Insulin Mechanism

Insulin binds to specific, high-affinity receptors in the cell membrane of most tissues, including liver, muscle, and adipose. This is the first step in a cascade of reactions ultimately leading to a diverse array of biologic actions (Fig. 1).

Figure 1: Mechanism of action of insulin. = phosphate; Tyr = tyrosine; S-S = disulfide bond.
1. Insulin receptor: The insulin receptor is synthesized as a single polypeptide that is glycosylated and cleaved into α and β subunits, which are then assembled into a tetramer linked by disulfide bonds (see Fig. 1). The extracellular α subunits contain the insulin-binding site. A hydrophobic domain in each β subunit spans the plasma membrane. The cytosolic domain of the β subunit is a tyrosine kinase, which is activated by insulin. As a result, the insulin receptor is classified as a tyrosine kinase receptor.
2. Signal transduction: The binding of insulin to the α subunits of the insulin receptor induces conformational changes that are transmitted to the β subunits. This promotes a rapid autophosphorylation of specific tyrosine residues on each β subunit (see Fig. 1). Autophosphorylation initiates a cascade of cell-signaling responses, including phosphorylation of a family of proteins called insulin receptor substrates (IRS). At least four IRS have been identified that show similar structures but different tissue distributions. Phosphorylated IRS proteins interact with other signaling molecules through specific domains (known as SH2), activating a number of pathways that affect gene expression, cell metabolism, and growth. The actions of insulin are terminated by
dephosphorylation of the receptor.
3. Membrane effects: Glucose transport in some tissues, such as muscle and adipose, increases in the presence of insulin (Fig. 2). Insulin promotes movement of insulin-sensitive glucose transporters (GLUT-4) from a pool located in intracellular vesicles to the cell membrane. [Note: Movement is the result of a signaling cascade in which an IRS binds to and activates a kinase (phosphoinositide 3-kinase), leading to phosphorylation of the membrane phospholipid phosphatidylinositol 4,5-bisphosphate (PIP2) to the 3,4,5-trisphosphate form (PIP3) that binds to and activates phosphoinositide-dependent kinase 1. This kinase, in turn, activates Akt (or protein kinase B), resulting in GLUT-4 movement.] In contrast, other tissues have insulin-insensitive systems for glucose transport (Fig. 3). For example, hepatocytes, erythrocytes, and cells of the nervous system, intestinal mucosa, renal tubules, and cornea do not require insulin for glucose uptake.

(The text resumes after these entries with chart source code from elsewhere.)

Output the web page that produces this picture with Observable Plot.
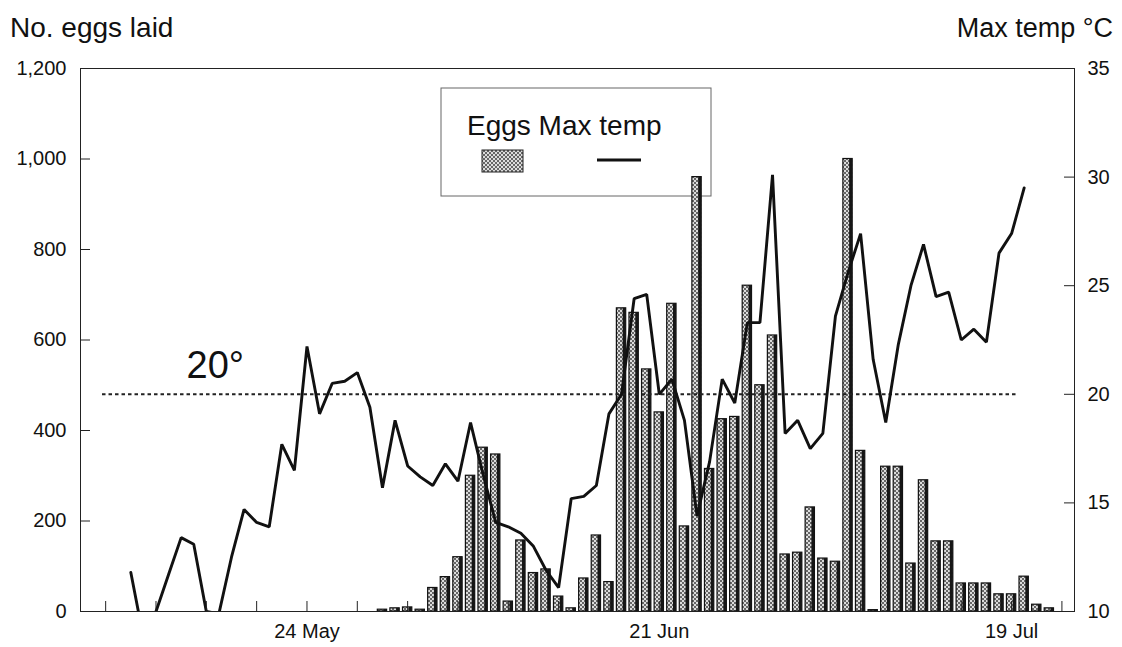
<!DOCTYPE html>
<html>
<head>
<meta charset="utf-8">
<script src="https://cdn.jsdelivr.net/npm/d3@7"></script>
<script src="https://cdn.jsdelivr.net/npm/@observablehq/plot@0.6"></script>
<style>
  html, body { margin: 0; padding: 0; background: #fff; }
  #chart { position: relative; width: 1122px; height: 647px; font-family: "Liberation Sans", Arial, sans-serif; }
  #chart > svg { position: absolute; left: 0; top: 0; }
</style>
</head>
<body>
<!-- shared fill pattern for the egg bars -->
<svg width="0" height="0" style="position:absolute">
  <defs>
    <pattern id="stipple" width="4" height="4" patternUnits="userSpaceOnUse">
      <rect width="4" height="4" fill="#dcdcdc"/>
      <rect x="0" y="0" width="2" height="2" fill="#666"/>
      <rect x="2" y="2" width="2" height="2" fill="#666"/>
    </pattern>
  </defs>
</svg>
<div id="chart">
  <svg id="annot" width="1122" height="647" style="font-family:'Liberation Sans', Arial, sans-serif; fill:#111">
    <text x="10" y="37" font-size="28">No. eggs laid</text>
    <text x="1113" y="37" font-size="27" text-anchor="end">Max temp °C</text>
    <g id="legend" transform="translate(441,88)">
      <rect width="270" height="108" fill="none" stroke="#666" stroke-width="1"/>
      <text x="26" y="47" font-size="28">Eggs Max temp</text>
      <rect x="41" y="62" width="41" height="22" fill="url(#stipple)" stroke="#222" stroke-width="1"/>
      <line x1="156" x2="200" y1="72" y2="72" stroke="#111" stroke-width="2.8"/>
    </g>
  </svg>
</div>
<script>
// Daily observations, 10 May – 22 Jul
const firstDay = "2000-05-10";
const lastDay = "2000-07-22";

// Eggs laid per day (null = no count)
const eggs = [
  null, null, null, null, null, null, null, null, null, null,
  null, null, null, null, null, null, null, null, null, null,
  4, 7, 9, 4, 52, 76, 120, 300, 362, 347,
  22, 157, 85, 93, 33, 7, 73, 168, 65, 670,
  660, 535, 440, 680, 188, 960, 315, 425, 430, 720,
  500, 610, 126, 130, 230, 117, 110, 1000, 355, 3,
  320, 320, 106, 290, 155, 155, 62, 62, 62, 38,
  38, 77, 15, 7
];

// Daily maximum temperature, °C
const maxTemp = [
  11.8, 8.8, 10.0, 11.7, 13.4, 13.1, 10.0, 9.9, 12.5, 14.7,
  14.1, 13.9, 17.7, 16.5, 22.2, 19.1, 20.5, 20.6, 21.0, 19.4,
  15.7, 18.8, 16.7, 16.2, 15.8, 16.8, 16.0, 18.7, 16.3, 14.1,
  13.9, 13.6, 13.0, 11.9, 11.1, 15.2, 15.3, 15.8, 19.1, 20.0,
  24.4, 24.6, 20.0, 20.7, 18.8, 14.4, 16.9, 20.7, 19.6, 23.3,
  23.3, 30.1, 18.2, 18.8, 17.5, 18.2, 23.6, 25.6, 27.4, 21.6,
  18.7, 22.3, 25.0, 26.9, 24.5, 24.7, 22.5, 23.0, 22.4, 26.5,
  27.4, 29.5, null, null
];

const xStart = "2000-05-06", xEnd = "2000-07-24";
const eggTicks = [0, 200, 400, 600, 800, 1000, 1200];
const tempTicks = [10, 15, 20, 25, 30, 35];
const dateLabels = ["2000-05-24", "2000-06-21", "2000-07-19"];
const minorTickStart = "2000-05-08";
const threshold = 20;
const thresholdSpan = ["2000-05-07T18:00Z", "2000-07-19T12:00Z"];
const thresholdLabelAt = "2000-05-16T17:00Z";

const DAY = 864e5;
const days = d3.utcDay.range(new Date(firstDay), d3.utcDay.offset(new Date(lastDay), 1));
const rows = days.map((date, i) => ({date, eggs: eggs[i], temp: maxTemp[i]}));
const bars = rows.filter(d => d.eggs != null);
const minorTicks = d3.utcDay.range(new Date(minorTickStart), new Date(xEnd), 4);

// temperature is drawn against the egg scale: 10–35 °C spans 0–1,200
const tempToY = d3.scaleLinear([10, 35], [0, 1200]);
const shift = (date, f) => new Date(+date + f * DAY);

const font = "'Liberation Sans', Arial, sans-serif";

const chart = Plot.plot({
  width: 1122,
  height: 647,
  marginLeft: 80,
  marginRight: 48,
  marginTop: 68,
  marginBottom: 36,
  style: {background: "transparent", fontFamily: font, fontSize: "19px", color: "#111"},
  x: {type: "utc", domain: [new Date(xStart), new Date(xEnd)], label: null},
  y: {domain: [0, 1200], label: null},
  marks: [
    Plot.rect(bars, {
      x1: d => shift(d.date, -0.37), x2: d => shift(d.date, 0.37),
      y1: 0, y2: "eggs",
      fill: "url(#stipple)", stroke: "#111", strokeWidth: 1.2
    }),
    Plot.rect(bars, {
      x1: d => shift(d.date, 0.13), x2: d => shift(d.date, 0.37),
      y1: 0, y2: "eggs", fill: "#161616"
    }),
    Plot.ruleY([threshold], {
      y: tempToY,
      x1: () => new Date(thresholdSpan[0]), x2: () => new Date(thresholdSpan[1]),
      stroke: "#222", strokeWidth: 2, strokeDasharray: "3.5,3"
    }),
    Plot.text([threshold], {
      x: () => new Date(thresholdLabelAt), y: tempToY,
      text: d => `${d}°`, fontSize: 38, dy: -28, fill: "#111"
    }),
    Plot.line(rows.filter(d => d.temp != null), {
      x: "date", y: d => tempToY(d.temp),
      stroke: "#111", strokeWidth: 2.9, strokeLinejoin: "miter", clip: true
    }),
    Plot.frame({stroke: "#222", strokeWidth: 1}),
    // inward tick marks
    Plot.axisX(minorTicks, {tickSize: 10, dy: -10, tickFormat: () => "", stroke: "#222"}),
    Plot.axisY(eggTicks, {anchor: "left", tickSize: 10, dx: 10, tickFormat: () => "", stroke: "#222"}),
    Plot.axisY(tempTicks.map(tempToY), {anchor: "right", tickSize: 11, dx: -11, tickFormat: () => "", stroke: "#222"}),
    // tick labels
    Plot.axisX(dateLabels.map(d => new Date(d)), {tickSize: 0, tickPadding: 12, tickFormat: d3.utcFormat("%-d %b"), fontSize: 20, fill: "#111"}),
    Plot.axisY(eggTicks, {anchor: "left", tickSize: 0, tickPadding: 14, tickFormat: d3.format(","), fontSize: 20, fill: "#111"}),
    Plot.axisY(tempTicks.map(tempToY), {anchor: "right", tickSize: 0, tickPadding: 13, tickFormat: v => Math.round(tempToY.invert(v)), fontSize: 20, fill: "#111"})
  ]
});

document.getElementById("chart").appendChild(chart);
</script>
</body>
</html>
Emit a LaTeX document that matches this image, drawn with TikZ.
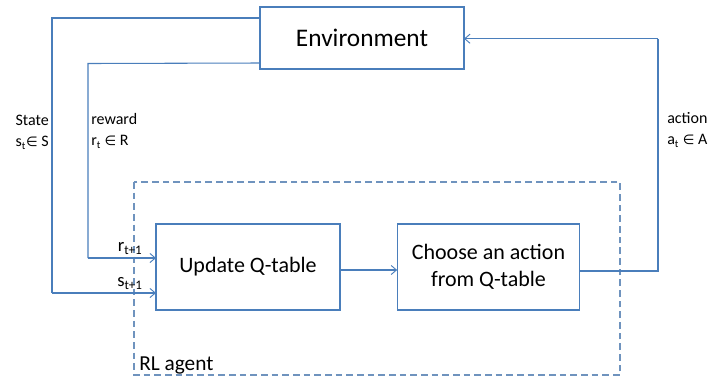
\documentclass[tikz,border=0pt]{standalone}
\usepackage{fontspec}
\setmainfont{Carlito}
\newfontfamily\symfont{DejaVu Sans}
\usetikzlibrary{arrows.meta,positioning,calc}
\definecolor{qline}{HTML}{4A7EBB}
\definecolor{qframe}{HTML}{6F93BE}
\tikzset{
  stepbox/.style = {draw=qline, line width=0.8pt, rectangle, inner sep=0pt,
                    outer sep=0pt, align=center, font=\fontsize{16.5}{20}\selectfont},
  lbl/.style     = {font=\fontsize{12}{16}\selectfont, inner sep=0pt},
  sublbl/.style  = {font=\fontsize{14}{16}\selectfont, inner sep=0pt},
  sig/.style     = {-{Straight Barb[length=1.4mm,width=2.4mm,line width=0.7pt]},
                    draw=qline, line width=0.8pt},
  wire/.style    = {draw=qline, line width=0.8pt},
}
\newcommand{\elem}{{\symfont\fontsize{10}{12}\selectfont ∈}}
\begin{document}
\begin{tikzpicture}[x=0.75pt,y=-0.75pt]
\useasboundingbox (0,0) rectangle (711,376);
% boxes
\node[stepbox, minimum width=153pt, minimum height=46.5pt,
      font=\fontsize{19}{22}\selectfont] (env) at (362,38) {Environment};
\node[stepbox, minimum width=138pt, minimum height=64.5pt] (update) at (248,267) {Update Q-table};
\node[stepbox, minimum width=137pt, minimum height=64.5pt] (choose) at (488.5,267) {Choose an action\\from Q-table};
\draw[qframe, line width=0.8pt, dash pattern=on 5pt off 3pt] (134,182) rectangle (620,375);
\node[font=\fontsize{16}{18}\selectfont, anchor=base west, inner sep=0pt] (agent) at (139,370) {RL agent};
% loop coordinates
\coordinate (sTop) at ($(env.north west)+(0,11)$);
\coordinate (rTop) at ($(env.south west)+(0,-6)$);
\coordinate (sIn) at ($(update.west)+(0,26)$);
\coordinate (rIn) at ($(update.west)+(0,-9)$);
\coordinate (aOut) at ($(choose.east)+(0,4)$);
\draw[wire] (sTop) -- (52,18) -- (52,293) coordinate (sCorner);
\draw[sig] (sCorner) -- node[sublbl, above=2pt, pos=0.75]{s\textsubscript{t+1}} (sIn);
\draw[wire] (rTop) -- (88,63.5) -- (88,258) coordinate (rCorner);
\draw[sig] (rCorner) -- node[sublbl, above=2pt, pos=0.62]{r\textsubscript{t+1}} (rIn);
\draw[sig] (update.east |- 0,270) -- (choose.west |- 0,270);
\draw[wire] (aOut) -- (658,271) -- (658,38.7) coordinate (aCorner);
\draw[sig] (aCorner) -- (env.east |- aCorner);
% signal labels
\node[lbl, anchor=north east, align=right] (state) at (49,115) {State\\s\textsubscript{t}\elem{} S};
\node[lbl, anchor=north west, align=left] (reward) at (91,113) {reward\\r\textsubscript{t} \elem{} R};
\node[lbl, anchor=north west, align=left] (action) at (667,112) {action\\a\textsubscript{t} \elem{} A};
\end{tikzpicture}
\end{document}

Figure 2: Insulin-mediated recruitment of GLUT-4 from intracellular stores to the cell membrane in skeletal and cardiac muscle and adipose tissue. S-S = disulfide bond.

Figure 3:  Characteristics of glucose transport in various tissues.

4. Receptor regulation: Binding of insulin is followed by internalization of the hormone–receptor complex. Once inside the cell, insulin is degraded in the lysosomes. The receptors may be degraded, but most are recycled to the cell surface. [Note: Elevated levels of insulin promote the degradation of receptors, thereby decreasing the number of surface receptors. This is one type of downregulation.]
5. Time course: The binding of insulin provokes a wide range of actions. The most immediate response is an increase in glucose transport into adipocytes and skeletal and cardiac muscle cells that occurs within seconds of insulin binding to its membrane receptor. Insulin-induced changes in enzymic activity in many cell types occur over minutes to hours and reflect changes in the phosphorylation states of existing proteins. Insulin-induced increase in the amount of many enzymes, such as glucokinase, liver pyruvate kinase, acetyl coenzyme A (CoA) carboxylase (ACC), and fatty acid synthase, requires hours to days.
These changes reflect an increase in gene expression through increased transcription (mediated by sterol regulatory element–binding protein-1c) and translation.